» Task requirements
Transcribe the listing exactly, leaving out every picture.

» Dataset extract

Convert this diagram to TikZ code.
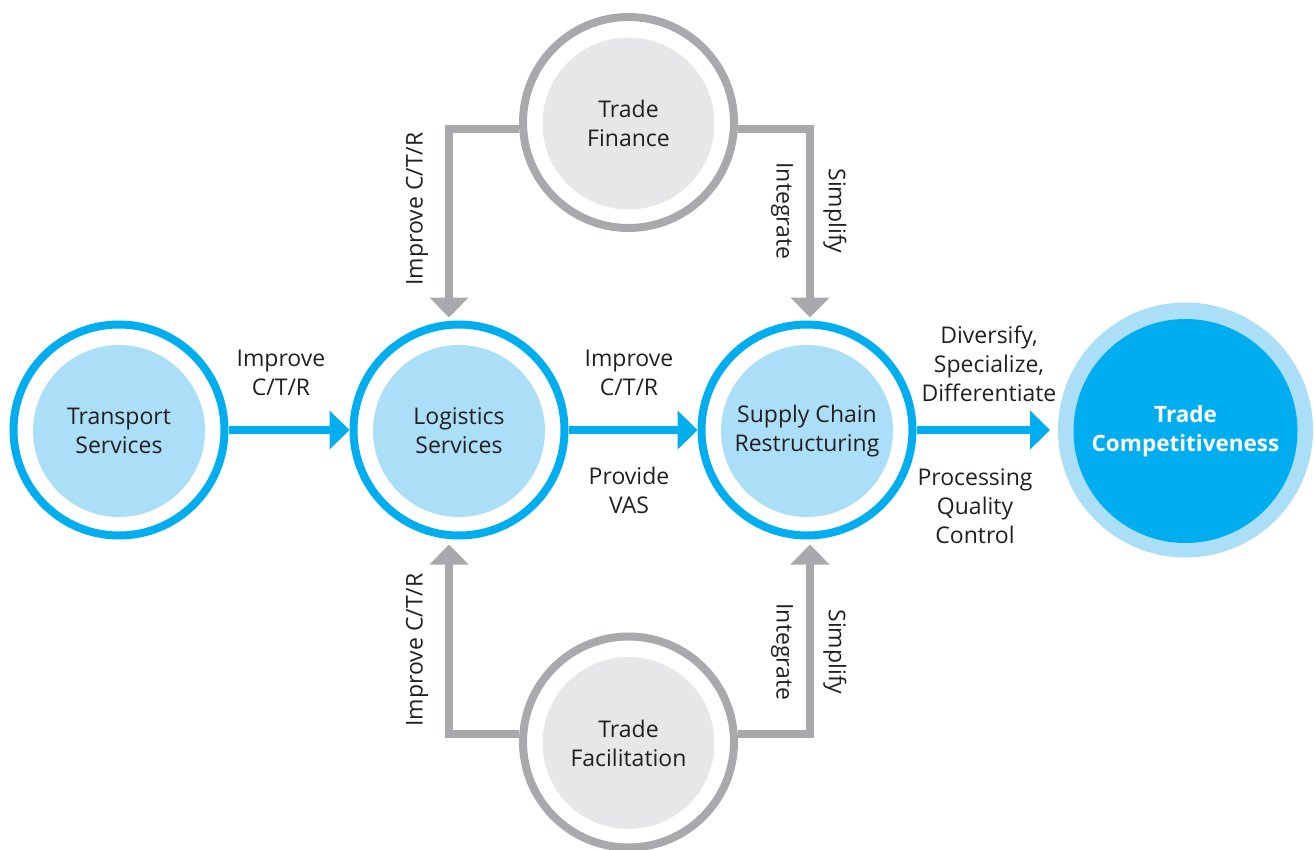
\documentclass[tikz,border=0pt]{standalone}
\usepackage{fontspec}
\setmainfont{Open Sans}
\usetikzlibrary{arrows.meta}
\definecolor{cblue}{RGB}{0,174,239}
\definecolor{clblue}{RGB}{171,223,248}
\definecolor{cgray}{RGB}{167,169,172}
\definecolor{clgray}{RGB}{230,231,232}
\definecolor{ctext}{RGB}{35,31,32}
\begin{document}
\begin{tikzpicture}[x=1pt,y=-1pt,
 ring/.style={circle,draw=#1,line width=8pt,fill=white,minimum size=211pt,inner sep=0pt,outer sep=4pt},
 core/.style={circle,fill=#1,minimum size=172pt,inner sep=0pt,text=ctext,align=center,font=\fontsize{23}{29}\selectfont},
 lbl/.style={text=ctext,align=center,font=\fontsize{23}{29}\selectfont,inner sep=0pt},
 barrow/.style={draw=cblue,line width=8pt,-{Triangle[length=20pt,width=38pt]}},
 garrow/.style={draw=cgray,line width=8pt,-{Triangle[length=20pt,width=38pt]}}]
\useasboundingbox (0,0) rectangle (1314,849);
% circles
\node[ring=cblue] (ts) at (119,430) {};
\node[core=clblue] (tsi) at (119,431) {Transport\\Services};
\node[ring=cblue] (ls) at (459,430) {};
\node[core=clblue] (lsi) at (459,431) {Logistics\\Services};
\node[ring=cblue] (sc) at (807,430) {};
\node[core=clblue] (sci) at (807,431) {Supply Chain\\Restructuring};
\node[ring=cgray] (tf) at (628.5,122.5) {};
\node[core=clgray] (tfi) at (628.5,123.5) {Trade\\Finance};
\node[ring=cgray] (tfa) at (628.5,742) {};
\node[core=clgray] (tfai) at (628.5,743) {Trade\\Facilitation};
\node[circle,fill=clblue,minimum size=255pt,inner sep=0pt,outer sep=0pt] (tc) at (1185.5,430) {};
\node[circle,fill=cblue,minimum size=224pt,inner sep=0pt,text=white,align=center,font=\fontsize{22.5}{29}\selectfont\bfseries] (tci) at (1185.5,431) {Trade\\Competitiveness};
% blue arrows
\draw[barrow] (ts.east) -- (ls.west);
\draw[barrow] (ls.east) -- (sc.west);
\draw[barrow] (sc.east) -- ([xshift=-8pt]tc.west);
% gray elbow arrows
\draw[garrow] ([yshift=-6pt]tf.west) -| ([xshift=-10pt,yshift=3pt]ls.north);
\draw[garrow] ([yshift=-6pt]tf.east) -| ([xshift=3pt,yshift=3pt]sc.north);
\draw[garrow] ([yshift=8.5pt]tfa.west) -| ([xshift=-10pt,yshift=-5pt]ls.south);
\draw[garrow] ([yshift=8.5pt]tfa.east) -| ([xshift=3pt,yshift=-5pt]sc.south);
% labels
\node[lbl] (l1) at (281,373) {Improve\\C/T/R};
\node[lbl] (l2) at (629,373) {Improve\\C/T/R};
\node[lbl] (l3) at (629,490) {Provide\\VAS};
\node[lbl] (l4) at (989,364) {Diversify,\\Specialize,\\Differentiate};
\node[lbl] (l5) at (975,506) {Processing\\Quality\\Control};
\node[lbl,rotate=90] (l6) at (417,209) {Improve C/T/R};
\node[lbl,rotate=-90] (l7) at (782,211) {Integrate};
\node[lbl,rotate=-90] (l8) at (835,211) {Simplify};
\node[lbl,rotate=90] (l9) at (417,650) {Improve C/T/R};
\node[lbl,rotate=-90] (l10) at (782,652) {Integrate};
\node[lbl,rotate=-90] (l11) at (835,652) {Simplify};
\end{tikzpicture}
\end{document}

» Written reply
Convert this diagram to TikZ code.
\documentclass[tikz,border=0pt]{standalone}
\usepackage{fontspec}
\setmainfont{Open Sans}
\usetikzlibrary{arrows.meta}
\definecolor{cblue}{RGB}{0,174,239}
\definecolor{clblue}{RGB}{171,223,248}
\definecolor{cgray}{RGB}{167,169,172}
\definecolor{clgray}{RGB}{230,231,232}
\definecolor{ctext}{RGB}{35,31,32}
\begin{document}
\begin{tikzpicture}[x=1pt,y=-1pt,
 ring/.style={circle,draw=#1,line width=8pt,fill=white,minimum size=211pt,inner sep=0pt,outer sep=4pt},
 core/.style={circle,fill=#1,minimum size=172pt,inner sep=0pt,text=ctext,align=center,font=\fontsize{23}{29}\selectfont},
 lbl/.style={text=ctext,align=center,font=\fontsize{23}{29}\selectfont,inner sep=0pt},
 barrow/.style={draw=cblue,line width=8pt,-{Triangle[length=20pt,width=38pt]}},
 garrow/.style={draw=cgray,line width=8pt,-{Triangle[length=20pt,width=38pt]}}]
\useasboundingbox (0,0) rectangle (1314,849);
% circles
\node[ring=cblue] (ts) at (119,430) {};
\node[core=clblue] (tsi) at (119,431) {Transport\\Services};
\node[ring=cblue] (ls) at (459,430) {};
\node[core=clblue] (lsi) at (459,431) {Logistics\\Services};
\node[ring=cblue] (sc) at (807,430) {};
\node[core=clblue] (sci) at (807,431) {Supply Chain\\Restructuring};
\node[ring=cgray] (tf) at (628.5,122.5) {};
\node[core=clgray] (tfi) at (628.5,123.5) {Trade\\Finance};
\node[ring=cgray] (tfa) at (628.5,742) {};
\node[core=clgray] (tfai) at (628.5,743) {Trade\\Facilitation};
\node[circle,fill=clblue,minimum size=255pt,inner sep=0pt,outer sep=0pt] (tc) at (1185.5,430) {};
\node[circle,fill=cblue,minimum size=224pt,inner sep=0pt,text=white,align=center,font=\fontsize{22.5}{29}\selectfont\bfseries] (tci) at (1185.5,431) {Trade\\Competitiveness};
% blue arrows
\draw[barrow] (ts.east) -- (ls.west);
\draw[barrow] (ls.east) -- (sc.west);
\draw[barrow] (sc.east) -- ([xshift=-8pt]tc.west);
% gray elbow arrows
\draw[garrow] ([yshift=-6pt]tf.west) -| ([xshift=-10pt,yshift=3pt]ls.north);
\draw[garrow] ([yshift=-6pt]tf.east) -| ([xshift=3pt,yshift=3pt]sc.north);
\draw[garrow] ([yshift=8.5pt]tfa.west) -| ([xshift=-10pt,yshift=-5pt]ls.south);
\draw[garrow] ([yshift=8.5pt]tfa.east) -| ([xshift=3pt,yshift=-5pt]sc.south);
% labels
\node[lbl] (l1) at (281,373) {Improve\\C/T/R};
\node[lbl] (l2) at (629,373) {Improve\\C/T/R};
\node[lbl] (l3) at (629,490) {Provide\\VAS};
\node[lbl] (l4) at (989,364) {Diversify,\\Specialize,\\Differentiate};
\node[lbl] (l5) at (975,506) {Processing\\Quality\\Control};
\node[lbl,rotate=90] (l6) at (417,209) {Improve C/T/R};
\node[lbl,rotate=-90] (l7) at (782,211) {Integrate};
\node[lbl,rotate=-90] (l8) at (835,211) {Simplify};
\node[lbl,rotate=90] (l9) at (417,650) {Improve C/T/R};
\node[lbl,rotate=-90] (l10) at (782,652) {Integrate};
\node[lbl,rotate=-90] (l11) at (835,652) {Simplify};
\end{tikzpicture}
\end{document}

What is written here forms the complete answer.